WHAT TO DO:
Starting at the line that contains "Generate a component" and stopping at the line that contains "const yMinor = [35, 45, 55, 65, 75, 85];", copy every line exactly, both ends included, without the pictures.

*** DATA SUPPLIED ***

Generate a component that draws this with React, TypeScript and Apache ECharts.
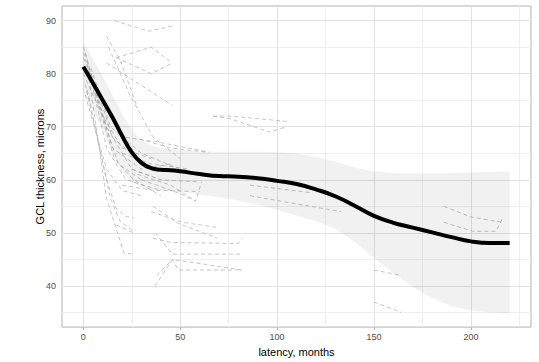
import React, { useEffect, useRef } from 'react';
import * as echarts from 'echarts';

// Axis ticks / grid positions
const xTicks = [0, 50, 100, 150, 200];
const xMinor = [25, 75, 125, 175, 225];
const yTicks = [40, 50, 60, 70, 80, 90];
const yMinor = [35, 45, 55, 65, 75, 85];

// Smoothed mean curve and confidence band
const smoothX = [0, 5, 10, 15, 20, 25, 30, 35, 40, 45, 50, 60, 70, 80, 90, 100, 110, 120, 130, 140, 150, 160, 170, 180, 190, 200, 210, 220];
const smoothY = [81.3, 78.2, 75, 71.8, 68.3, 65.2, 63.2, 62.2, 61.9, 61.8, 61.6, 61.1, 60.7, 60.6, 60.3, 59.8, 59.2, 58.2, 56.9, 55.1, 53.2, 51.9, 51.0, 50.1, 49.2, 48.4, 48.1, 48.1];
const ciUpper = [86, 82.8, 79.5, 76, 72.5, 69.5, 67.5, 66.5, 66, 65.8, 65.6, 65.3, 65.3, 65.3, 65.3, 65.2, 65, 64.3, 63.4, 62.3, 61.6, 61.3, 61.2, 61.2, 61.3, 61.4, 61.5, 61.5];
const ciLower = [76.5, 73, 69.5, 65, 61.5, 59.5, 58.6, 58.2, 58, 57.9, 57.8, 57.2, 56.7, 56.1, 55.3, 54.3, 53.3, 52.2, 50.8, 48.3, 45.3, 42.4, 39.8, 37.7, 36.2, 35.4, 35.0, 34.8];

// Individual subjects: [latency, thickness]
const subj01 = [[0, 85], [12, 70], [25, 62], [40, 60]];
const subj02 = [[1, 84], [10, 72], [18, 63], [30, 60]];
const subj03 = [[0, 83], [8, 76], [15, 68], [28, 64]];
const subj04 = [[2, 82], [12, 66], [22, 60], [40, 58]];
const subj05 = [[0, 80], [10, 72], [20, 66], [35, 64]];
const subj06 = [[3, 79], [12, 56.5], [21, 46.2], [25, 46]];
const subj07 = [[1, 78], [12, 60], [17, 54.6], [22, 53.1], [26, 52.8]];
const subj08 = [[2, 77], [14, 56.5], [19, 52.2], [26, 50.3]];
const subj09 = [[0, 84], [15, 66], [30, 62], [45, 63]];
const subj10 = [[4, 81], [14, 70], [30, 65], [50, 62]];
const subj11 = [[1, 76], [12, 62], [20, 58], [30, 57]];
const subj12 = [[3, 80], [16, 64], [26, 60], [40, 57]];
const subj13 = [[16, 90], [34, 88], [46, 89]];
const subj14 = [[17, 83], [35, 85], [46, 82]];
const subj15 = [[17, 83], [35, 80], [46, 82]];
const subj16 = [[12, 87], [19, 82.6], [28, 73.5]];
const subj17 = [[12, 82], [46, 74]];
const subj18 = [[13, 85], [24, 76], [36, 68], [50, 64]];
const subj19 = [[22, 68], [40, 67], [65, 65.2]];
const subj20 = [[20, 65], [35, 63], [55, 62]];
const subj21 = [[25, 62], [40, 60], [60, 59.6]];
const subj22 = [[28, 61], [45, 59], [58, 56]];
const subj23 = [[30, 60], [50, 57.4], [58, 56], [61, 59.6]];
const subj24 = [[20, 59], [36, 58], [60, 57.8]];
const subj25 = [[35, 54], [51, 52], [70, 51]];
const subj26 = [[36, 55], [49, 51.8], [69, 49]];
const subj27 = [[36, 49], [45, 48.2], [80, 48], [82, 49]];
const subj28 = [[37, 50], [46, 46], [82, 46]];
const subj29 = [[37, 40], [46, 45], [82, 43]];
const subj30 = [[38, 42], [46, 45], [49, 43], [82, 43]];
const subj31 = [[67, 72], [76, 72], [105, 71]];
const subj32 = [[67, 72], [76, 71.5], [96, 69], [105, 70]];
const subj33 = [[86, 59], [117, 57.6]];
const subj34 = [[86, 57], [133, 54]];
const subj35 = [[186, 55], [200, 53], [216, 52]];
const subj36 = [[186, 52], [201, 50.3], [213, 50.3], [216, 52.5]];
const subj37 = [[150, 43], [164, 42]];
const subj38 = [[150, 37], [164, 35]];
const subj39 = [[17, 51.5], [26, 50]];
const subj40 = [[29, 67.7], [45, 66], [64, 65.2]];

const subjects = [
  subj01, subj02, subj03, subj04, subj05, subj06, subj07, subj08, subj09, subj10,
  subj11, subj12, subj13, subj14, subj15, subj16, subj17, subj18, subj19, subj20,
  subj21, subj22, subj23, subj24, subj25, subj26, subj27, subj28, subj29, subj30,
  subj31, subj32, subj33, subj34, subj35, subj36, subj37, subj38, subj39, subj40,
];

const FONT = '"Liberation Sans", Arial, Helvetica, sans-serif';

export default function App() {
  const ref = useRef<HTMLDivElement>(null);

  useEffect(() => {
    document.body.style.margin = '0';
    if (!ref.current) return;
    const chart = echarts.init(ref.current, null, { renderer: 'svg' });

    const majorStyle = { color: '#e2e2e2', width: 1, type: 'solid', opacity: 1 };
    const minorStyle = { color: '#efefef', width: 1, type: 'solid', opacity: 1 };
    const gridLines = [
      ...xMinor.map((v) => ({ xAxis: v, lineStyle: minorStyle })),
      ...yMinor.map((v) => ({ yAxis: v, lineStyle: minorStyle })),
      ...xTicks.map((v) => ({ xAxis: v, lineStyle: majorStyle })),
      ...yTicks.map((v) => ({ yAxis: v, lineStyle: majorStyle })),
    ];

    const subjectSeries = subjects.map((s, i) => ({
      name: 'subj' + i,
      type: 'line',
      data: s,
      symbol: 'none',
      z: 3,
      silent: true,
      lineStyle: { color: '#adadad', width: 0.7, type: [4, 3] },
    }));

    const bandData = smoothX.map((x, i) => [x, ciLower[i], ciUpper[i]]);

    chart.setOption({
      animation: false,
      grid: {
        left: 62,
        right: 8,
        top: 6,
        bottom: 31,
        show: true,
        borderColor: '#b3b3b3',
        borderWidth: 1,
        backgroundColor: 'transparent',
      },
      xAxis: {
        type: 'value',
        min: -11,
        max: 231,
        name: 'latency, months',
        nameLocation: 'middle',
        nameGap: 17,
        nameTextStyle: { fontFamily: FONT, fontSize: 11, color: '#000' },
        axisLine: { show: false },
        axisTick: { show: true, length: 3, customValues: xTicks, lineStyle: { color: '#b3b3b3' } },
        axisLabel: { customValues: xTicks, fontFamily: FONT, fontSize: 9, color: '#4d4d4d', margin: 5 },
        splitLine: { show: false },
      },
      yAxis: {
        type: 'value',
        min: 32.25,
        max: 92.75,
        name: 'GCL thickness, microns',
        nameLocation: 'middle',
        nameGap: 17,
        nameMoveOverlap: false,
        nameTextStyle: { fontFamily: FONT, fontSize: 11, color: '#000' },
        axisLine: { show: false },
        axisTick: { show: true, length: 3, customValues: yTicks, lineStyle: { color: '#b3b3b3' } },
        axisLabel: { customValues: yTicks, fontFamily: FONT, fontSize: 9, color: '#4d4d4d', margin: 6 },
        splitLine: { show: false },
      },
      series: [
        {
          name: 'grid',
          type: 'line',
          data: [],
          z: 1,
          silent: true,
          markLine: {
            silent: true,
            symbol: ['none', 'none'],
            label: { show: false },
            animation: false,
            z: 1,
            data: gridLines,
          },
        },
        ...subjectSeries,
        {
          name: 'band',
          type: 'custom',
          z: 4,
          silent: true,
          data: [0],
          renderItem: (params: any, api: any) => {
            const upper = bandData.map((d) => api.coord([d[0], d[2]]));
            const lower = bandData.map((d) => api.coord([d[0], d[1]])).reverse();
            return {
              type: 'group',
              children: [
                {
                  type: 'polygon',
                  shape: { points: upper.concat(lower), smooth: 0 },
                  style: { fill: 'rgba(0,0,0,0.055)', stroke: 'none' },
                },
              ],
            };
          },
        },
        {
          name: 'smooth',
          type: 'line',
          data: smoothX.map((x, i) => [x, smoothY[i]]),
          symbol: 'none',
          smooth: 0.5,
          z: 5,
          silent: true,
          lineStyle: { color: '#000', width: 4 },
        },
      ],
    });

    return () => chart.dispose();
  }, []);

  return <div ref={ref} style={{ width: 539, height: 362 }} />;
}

***
*** DATA SUPPLIED ***

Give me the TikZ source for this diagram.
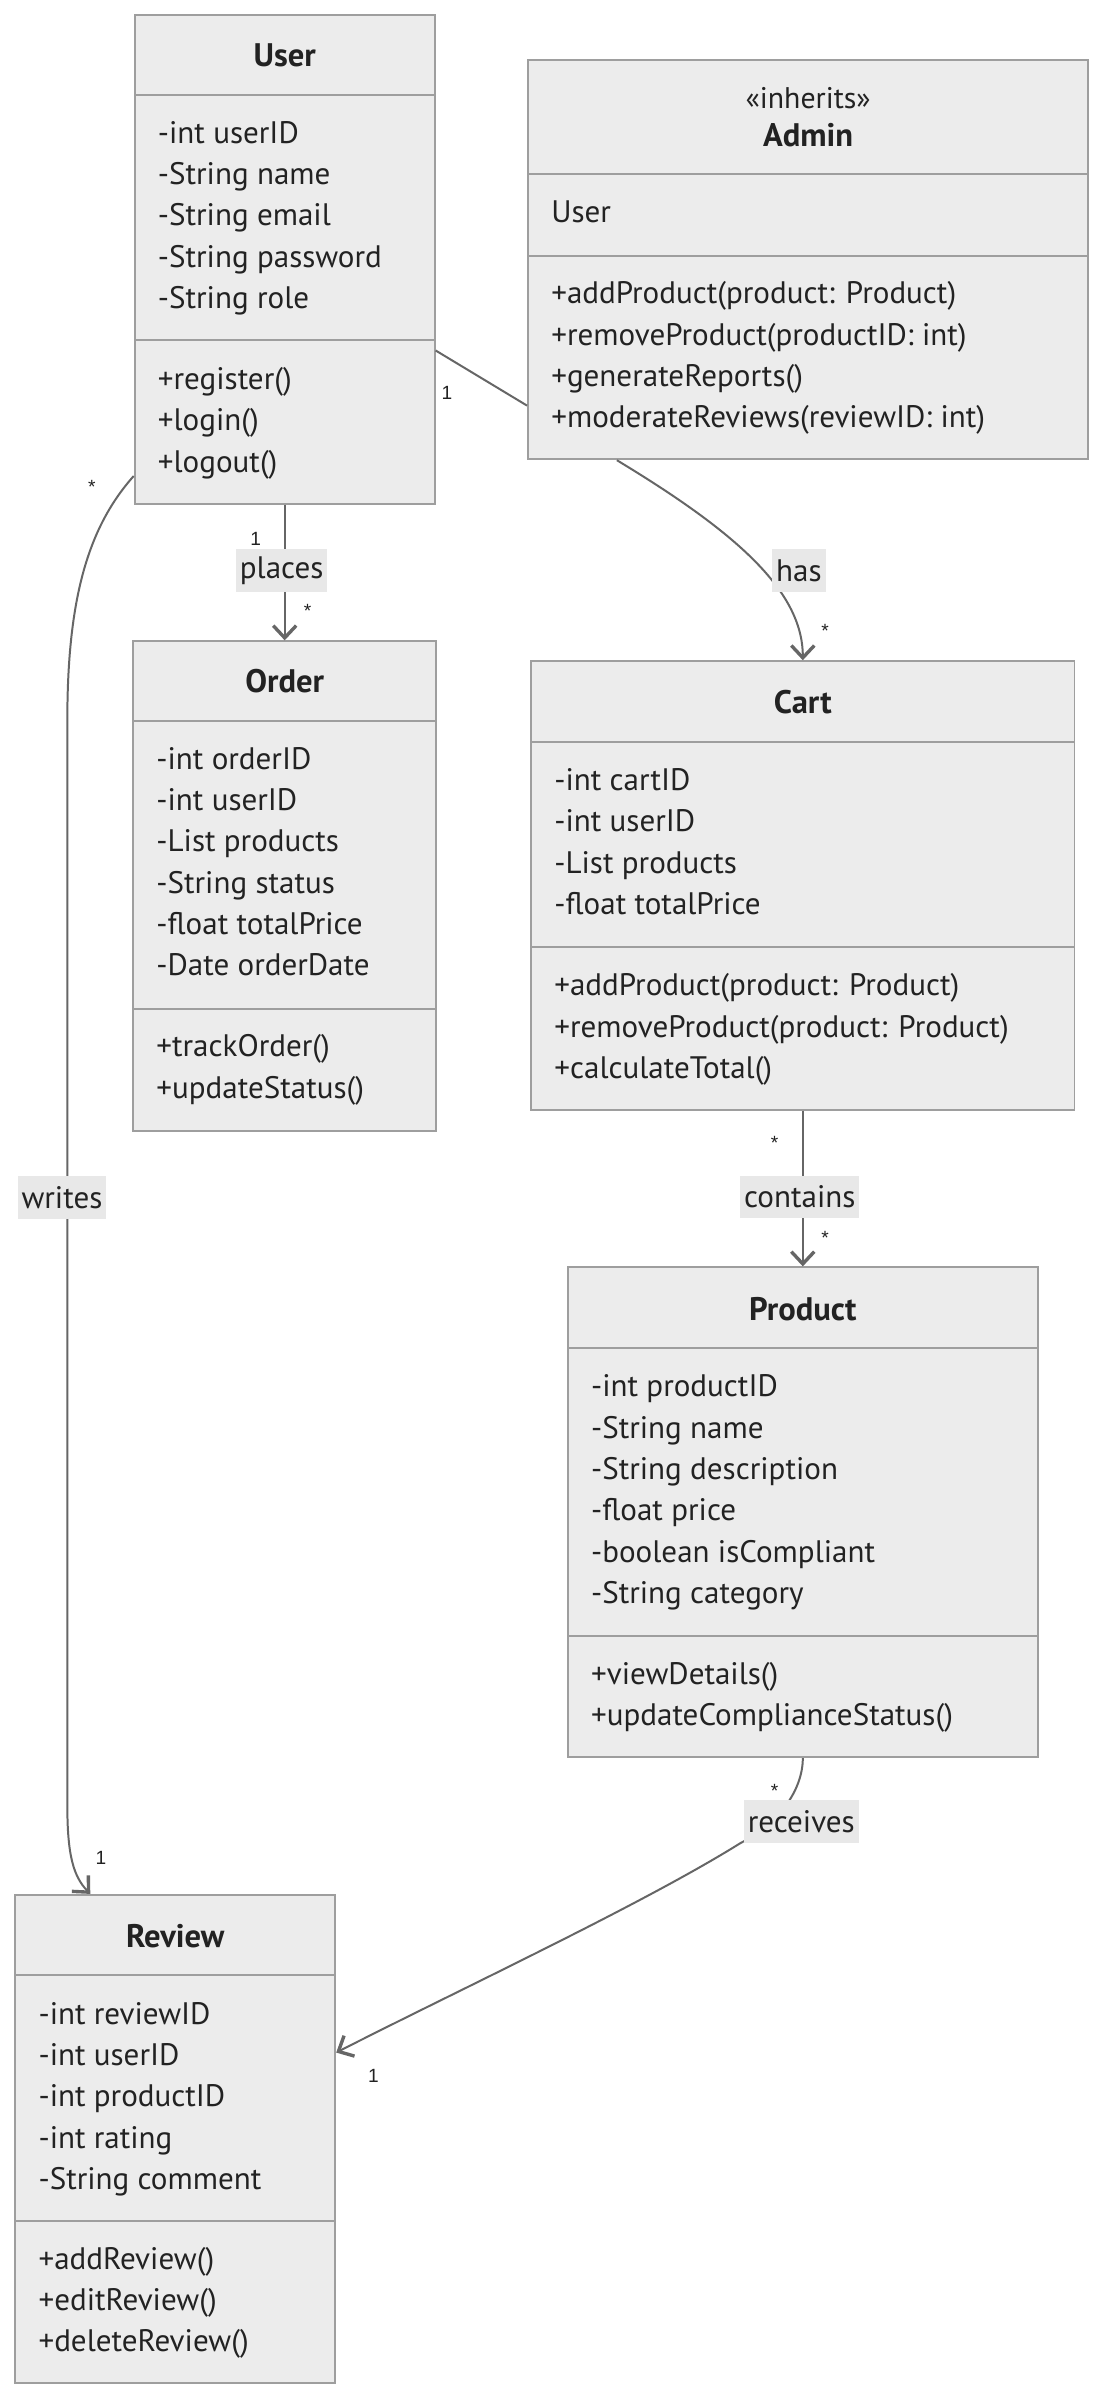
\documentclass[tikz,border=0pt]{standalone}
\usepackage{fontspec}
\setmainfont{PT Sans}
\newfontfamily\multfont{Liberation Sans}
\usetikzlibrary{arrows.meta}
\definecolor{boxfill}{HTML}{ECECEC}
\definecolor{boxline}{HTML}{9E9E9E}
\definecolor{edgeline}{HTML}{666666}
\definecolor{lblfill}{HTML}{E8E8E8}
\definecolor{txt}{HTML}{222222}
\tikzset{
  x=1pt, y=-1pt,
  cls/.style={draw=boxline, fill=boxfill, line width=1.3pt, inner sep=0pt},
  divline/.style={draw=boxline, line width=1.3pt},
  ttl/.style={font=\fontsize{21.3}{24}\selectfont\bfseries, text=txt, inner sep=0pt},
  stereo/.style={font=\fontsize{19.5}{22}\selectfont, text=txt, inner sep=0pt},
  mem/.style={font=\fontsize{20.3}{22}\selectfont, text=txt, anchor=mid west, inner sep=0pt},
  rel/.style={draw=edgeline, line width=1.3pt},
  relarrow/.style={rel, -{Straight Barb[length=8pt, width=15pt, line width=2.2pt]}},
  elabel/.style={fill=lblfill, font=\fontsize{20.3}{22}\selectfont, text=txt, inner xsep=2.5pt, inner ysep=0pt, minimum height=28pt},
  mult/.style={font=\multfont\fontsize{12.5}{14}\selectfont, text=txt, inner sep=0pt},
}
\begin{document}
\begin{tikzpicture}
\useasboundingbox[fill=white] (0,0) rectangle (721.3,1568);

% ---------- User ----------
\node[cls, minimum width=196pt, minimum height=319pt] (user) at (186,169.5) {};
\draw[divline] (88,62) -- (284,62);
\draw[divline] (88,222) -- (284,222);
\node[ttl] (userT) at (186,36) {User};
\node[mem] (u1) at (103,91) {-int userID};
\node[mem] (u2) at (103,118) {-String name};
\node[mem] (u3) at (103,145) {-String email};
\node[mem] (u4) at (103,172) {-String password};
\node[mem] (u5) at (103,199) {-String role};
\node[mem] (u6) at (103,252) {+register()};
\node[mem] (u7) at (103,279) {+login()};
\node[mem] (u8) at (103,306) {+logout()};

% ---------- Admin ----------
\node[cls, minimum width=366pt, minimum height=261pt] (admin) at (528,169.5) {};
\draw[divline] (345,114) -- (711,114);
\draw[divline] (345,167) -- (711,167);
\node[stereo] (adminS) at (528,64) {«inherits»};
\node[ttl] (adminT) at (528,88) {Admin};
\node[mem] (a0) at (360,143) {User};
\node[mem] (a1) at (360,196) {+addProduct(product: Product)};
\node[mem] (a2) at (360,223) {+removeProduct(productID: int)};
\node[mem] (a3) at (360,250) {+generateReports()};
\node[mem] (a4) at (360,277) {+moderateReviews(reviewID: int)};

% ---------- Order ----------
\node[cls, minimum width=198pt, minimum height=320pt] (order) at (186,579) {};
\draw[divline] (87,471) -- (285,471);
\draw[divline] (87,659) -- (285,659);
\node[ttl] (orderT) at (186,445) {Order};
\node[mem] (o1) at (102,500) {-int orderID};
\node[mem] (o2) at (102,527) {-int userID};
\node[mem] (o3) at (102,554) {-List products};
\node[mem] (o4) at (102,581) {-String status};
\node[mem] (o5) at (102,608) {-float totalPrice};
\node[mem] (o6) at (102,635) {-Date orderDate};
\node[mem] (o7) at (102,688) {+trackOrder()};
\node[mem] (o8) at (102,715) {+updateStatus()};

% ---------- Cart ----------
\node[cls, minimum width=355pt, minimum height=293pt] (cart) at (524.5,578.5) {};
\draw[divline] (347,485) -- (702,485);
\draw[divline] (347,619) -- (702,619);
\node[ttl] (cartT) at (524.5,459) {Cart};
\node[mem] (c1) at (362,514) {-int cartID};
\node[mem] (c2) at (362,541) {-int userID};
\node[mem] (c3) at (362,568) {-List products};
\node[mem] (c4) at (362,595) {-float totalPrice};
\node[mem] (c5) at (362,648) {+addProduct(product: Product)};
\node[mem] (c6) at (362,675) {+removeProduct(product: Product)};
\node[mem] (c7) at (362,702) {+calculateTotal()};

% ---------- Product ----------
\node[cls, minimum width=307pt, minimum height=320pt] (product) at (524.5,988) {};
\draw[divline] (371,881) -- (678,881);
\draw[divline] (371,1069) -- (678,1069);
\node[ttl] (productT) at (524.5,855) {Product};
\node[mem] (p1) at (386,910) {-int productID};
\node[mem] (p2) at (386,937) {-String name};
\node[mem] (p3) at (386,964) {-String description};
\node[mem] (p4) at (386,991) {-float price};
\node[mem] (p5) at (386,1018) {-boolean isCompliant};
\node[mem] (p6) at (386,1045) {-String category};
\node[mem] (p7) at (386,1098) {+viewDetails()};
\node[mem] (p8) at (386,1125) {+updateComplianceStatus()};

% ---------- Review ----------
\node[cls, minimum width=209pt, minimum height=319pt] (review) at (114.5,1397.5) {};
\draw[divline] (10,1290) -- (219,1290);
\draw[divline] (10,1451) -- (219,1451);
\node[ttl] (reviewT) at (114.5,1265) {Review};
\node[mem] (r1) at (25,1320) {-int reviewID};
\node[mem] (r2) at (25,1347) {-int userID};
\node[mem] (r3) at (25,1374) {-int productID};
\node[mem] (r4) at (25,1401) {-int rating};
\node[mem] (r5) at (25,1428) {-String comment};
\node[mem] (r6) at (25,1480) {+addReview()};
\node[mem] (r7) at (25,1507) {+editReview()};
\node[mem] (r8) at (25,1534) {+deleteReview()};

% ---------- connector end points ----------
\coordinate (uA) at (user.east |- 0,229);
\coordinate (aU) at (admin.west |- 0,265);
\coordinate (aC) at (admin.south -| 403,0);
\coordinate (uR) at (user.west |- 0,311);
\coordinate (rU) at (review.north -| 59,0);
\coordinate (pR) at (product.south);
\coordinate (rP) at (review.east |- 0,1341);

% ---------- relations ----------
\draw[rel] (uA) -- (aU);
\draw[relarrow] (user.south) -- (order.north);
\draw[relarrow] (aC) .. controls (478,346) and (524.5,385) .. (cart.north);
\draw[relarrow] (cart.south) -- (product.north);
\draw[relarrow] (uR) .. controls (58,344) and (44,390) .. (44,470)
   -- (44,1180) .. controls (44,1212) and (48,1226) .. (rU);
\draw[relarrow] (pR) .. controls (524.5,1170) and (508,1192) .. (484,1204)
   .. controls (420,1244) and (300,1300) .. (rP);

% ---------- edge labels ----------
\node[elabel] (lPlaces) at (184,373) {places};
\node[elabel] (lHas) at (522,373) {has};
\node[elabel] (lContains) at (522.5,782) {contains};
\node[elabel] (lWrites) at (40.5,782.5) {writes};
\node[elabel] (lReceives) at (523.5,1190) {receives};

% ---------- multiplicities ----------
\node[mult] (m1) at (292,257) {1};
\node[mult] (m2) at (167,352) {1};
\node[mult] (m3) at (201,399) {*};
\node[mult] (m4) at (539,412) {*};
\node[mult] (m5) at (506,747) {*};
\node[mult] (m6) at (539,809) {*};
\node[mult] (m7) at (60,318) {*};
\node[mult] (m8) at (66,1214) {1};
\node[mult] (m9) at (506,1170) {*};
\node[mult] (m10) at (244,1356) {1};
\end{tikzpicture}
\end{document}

***
*** DATA SUPPLIED ***

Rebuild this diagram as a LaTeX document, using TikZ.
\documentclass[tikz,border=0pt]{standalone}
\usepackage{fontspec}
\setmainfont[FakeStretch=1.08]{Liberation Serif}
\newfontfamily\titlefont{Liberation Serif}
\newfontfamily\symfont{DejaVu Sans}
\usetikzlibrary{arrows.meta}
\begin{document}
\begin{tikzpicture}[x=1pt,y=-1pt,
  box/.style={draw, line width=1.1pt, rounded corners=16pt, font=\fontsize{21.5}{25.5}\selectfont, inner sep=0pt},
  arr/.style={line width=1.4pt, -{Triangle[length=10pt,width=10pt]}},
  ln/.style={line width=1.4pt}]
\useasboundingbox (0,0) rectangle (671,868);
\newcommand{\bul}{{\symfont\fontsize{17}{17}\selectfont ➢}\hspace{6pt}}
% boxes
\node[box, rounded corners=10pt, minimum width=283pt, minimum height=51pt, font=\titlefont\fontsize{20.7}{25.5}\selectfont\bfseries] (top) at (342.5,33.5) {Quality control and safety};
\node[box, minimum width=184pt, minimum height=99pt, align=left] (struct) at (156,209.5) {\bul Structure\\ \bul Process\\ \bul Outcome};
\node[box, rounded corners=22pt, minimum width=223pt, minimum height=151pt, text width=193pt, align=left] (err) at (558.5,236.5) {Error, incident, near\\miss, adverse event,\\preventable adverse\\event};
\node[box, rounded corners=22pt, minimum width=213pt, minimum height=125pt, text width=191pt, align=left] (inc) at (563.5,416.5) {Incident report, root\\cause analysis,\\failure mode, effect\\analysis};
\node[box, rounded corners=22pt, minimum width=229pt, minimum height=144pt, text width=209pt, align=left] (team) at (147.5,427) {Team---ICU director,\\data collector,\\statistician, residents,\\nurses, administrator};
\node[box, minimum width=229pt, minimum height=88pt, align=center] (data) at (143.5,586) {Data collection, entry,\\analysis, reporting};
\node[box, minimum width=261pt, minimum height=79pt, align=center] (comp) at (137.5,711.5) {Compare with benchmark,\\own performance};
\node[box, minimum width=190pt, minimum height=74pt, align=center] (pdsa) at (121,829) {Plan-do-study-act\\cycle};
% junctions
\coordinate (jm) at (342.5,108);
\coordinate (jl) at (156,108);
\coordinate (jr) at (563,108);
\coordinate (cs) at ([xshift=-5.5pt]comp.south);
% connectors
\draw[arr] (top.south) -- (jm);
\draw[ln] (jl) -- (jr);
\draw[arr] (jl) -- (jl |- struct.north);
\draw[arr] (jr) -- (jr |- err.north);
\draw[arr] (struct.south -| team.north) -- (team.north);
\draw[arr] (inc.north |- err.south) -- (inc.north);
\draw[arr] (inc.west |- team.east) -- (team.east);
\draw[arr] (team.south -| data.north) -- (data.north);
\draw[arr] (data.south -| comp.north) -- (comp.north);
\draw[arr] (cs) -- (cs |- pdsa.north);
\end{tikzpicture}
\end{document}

***

ANSWER:
Generate a component that draws this with React, TypeScript and Apache ECharts.
import React, { useEffect, useRef } from 'react';
import * as echarts from 'echarts';

// Axis ticks / grid positions
const xTicks = [0, 50, 100, 150, 200];
const xMinor = [25, 75, 125, 175, 225];
const yTicks = [40, 50, 60, 70, 80, 90];
const yMinor = [35, 45, 55, 65, 75, 85];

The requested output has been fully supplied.